Конечно, нелепо судить о жизни по ее отражению на экранах телевизоров и компьютеров или на газетных полосах. Но разве мы не видим наглядных примеров того, как "жизнь имитирует искусство"? Это, между прочим, цитата из знаменитого эссе Оскара Уайльда "Упадок искусства лжи" (The Decay of Lying).

Судите сами: режим Владимира Зеленского на Украине вырос из сериала "Слуга народа" и сам стал своего рода "реалити-шоу" — правда, к несчастью, не комичным, а зловещим и кровавым. Да и Байден, и Трамп зачастую смотрятся как гротескные персонажи из какой-то невообразимой политической мыльной оперы, в которой, как в голливудском фильме, намешаны и секс, и ложь, и видео. А факты постоянно оспариваются, в том числе в судах, но это только добавляет огня сюжету.

 

Как в этих условиях отличать добро от зла, правду от неправды? Верующий человек ответит: молиться и слушать голос совести. Это, конечно, правильно, но ведь это тоже надо уметь. Поди еще отличи, кто тебе нашептывает из-за плеча: ангел-спаситель или бес-искуситель. Писал же Федор Достоевский, как "дьявол с богом борется, а поле битвы — сердца людей".
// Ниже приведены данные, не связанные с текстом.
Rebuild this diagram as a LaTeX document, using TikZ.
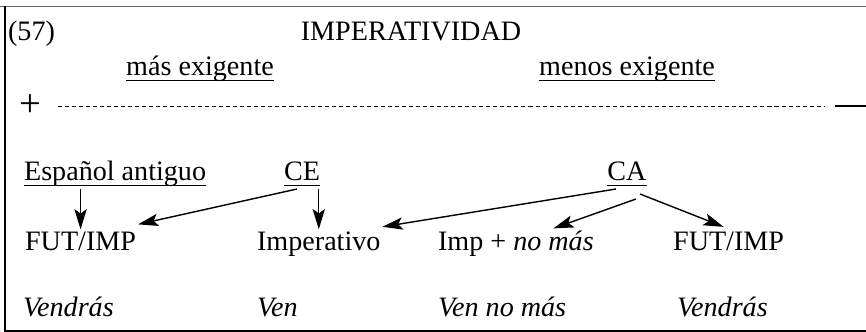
\documentclass[tikz,border=0pt]{standalone}
\usepackage{fontspec}
\setmainfont{Liberation Serif}
\usetikzlibrary{arrows.meta, calc}

% underline at a fixed depth, same for every head word
\newcommand{\undl}[1]{\underline{\raisebox{0pt}[\height][0.12em]{#1}}}

\begin{document}
\begin{tikzpicture}[
    lbl/.style={inner sep=1pt, anchor=base west, font=\fontsize{16}{19}\selectfont},
    head/.style={lbl, anchor=base},
    arr/.style={-{Stealth[length=11.5pt, width=7pt, inset=2.5pt]}, line width=0.8pt},
    dashline/.style={line width=0.5pt, dash pattern=on 2.3pt off 1.7pt}
]

\useasboundingbox (0,0) rectangle (17.32,-6.64);

% --- Grid Coordinates ---
% Columns (left edges of the text)
\def\cO{0.46}   % Espanol antiguo / FUT/IMP
\def\cI{5.10}   % Imperativo
\def\cII{8.72}  % Imp + no mas
\def\cIII{13.42} % FUT/IMP (right)

% Rows (baselines)
\def\rO{-0.80}  % title
\def\rI{-1.50}  % mas / menos exigente
\def\rII{-2.26} % scale
\def\rIII{-3.60} % sources
\def\rIV{-5.00} % forms
\def\rV{-6.32}  % examples

% --- Frame ---
\draw[line width=1.1pt, black!60] (0,-0.13) -- (17.32,-0.13);
\draw[line width=0.7pt] (0.10,-0.12) -- (0.10,-6.62) -- (17.32,-6.62);

% --- Title Row ---
\node[lbl] (num)   at (0.12, \rO) {(57)};
\node[head] (title) at (8.22, \rO) {IMPERATIVIDAD};

% --- Scale ---
\node[head] (mas)   at (4.00, \rI)  {\undl{más exigente}};
\node[head] (menos) at (12.54, \rI) {\undl{menos exigente}};
\node[lbl, anchor=center, font=\fontsize{22}{26}\selectfont] (plus) at (0.61, -2.12) {+};
\coordinate (minus) at (16.70, -2.12);
\coordinate (minusend) at (17.40, -2.12);
\draw[dashline] ([xshift=0.28cm]plus.east |- minus) -- ([xshift=-0.2cm]minus);
\draw[line width=0.055cm] (minus) -- (minusend);

% --- Sources ---
\node[lbl]  (esp) at (0.44, \rIII)  {\undl{Español antiguo}};
\node[head] (ce)  at (6.04, \rIII)  {\undl{CE}};
\node[head] (ca)  at (12.54, \rIII) {\undl{CA}};

% --- Forms ---
\node[lbl] (fut1)  at (\cO, \rIV)   {FUT/IMP};
\node[lbl] (imper) at (\cI, \rIV)   {Imperativo};
\node[lbl] (impno) at (\cII, \rIV)  {Imp + \textit{no más}};
\node[lbl] (fut2)  at (\cIII, \rIV) {FUT/IMP};

% --- Examples ---
\node[lbl] (exO)   at (0.42, \rV)  {\textit{Vendrás}};
\node[lbl] (exI)   at (\cI, \rV)   {\textit{Ven}};
\node[lbl] (exII)  at (\cII, \rV)  {\textit{Ven no más}};
\node[lbl] (exIII) at (13.50, \rV) {\textit{Vendrás}};

% --- Arrows ---
\draw[arr] (fut1 |- esp.south) -- (fut1.north);
\draw[arr] ([xshift=-0.1cm]ce.south) -- ([yshift=0.1cm]fut1.north east);
\draw[arr] (imper.north |- ce.south) -- (imper.north);

% CA distribution
\draw[arr] ([xshift=-0.22cm]ca.south) -- ([yshift=0.05cm]imper.north east);
\draw[arr] ([xshift=0.18cm, yshift=-0.2cm]ca.south) -- ([xshift=0.75cm]impno.north);
\draw[arr] ([xshift=0.26cm, yshift=-0.1cm]ca.south) -- ([xshift=-0.1cm, yshift=0.05cm]fut2.north);

\end{tikzpicture}
\end{document}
Так что выбор в конечном счете приходится делать каждому в собственной душе, на то и дарована человеку свобода. И переложить эту свою ответственность даже на высшие силы не получится. Я как-то, улучив момент, спросил приезжавшего в Вашингтон далай-ламу о спасительности монашеского отсечения своей воли, полного отказа от свободы выбора. Но он ответил: "Да. Но это можно совершить только добровольно".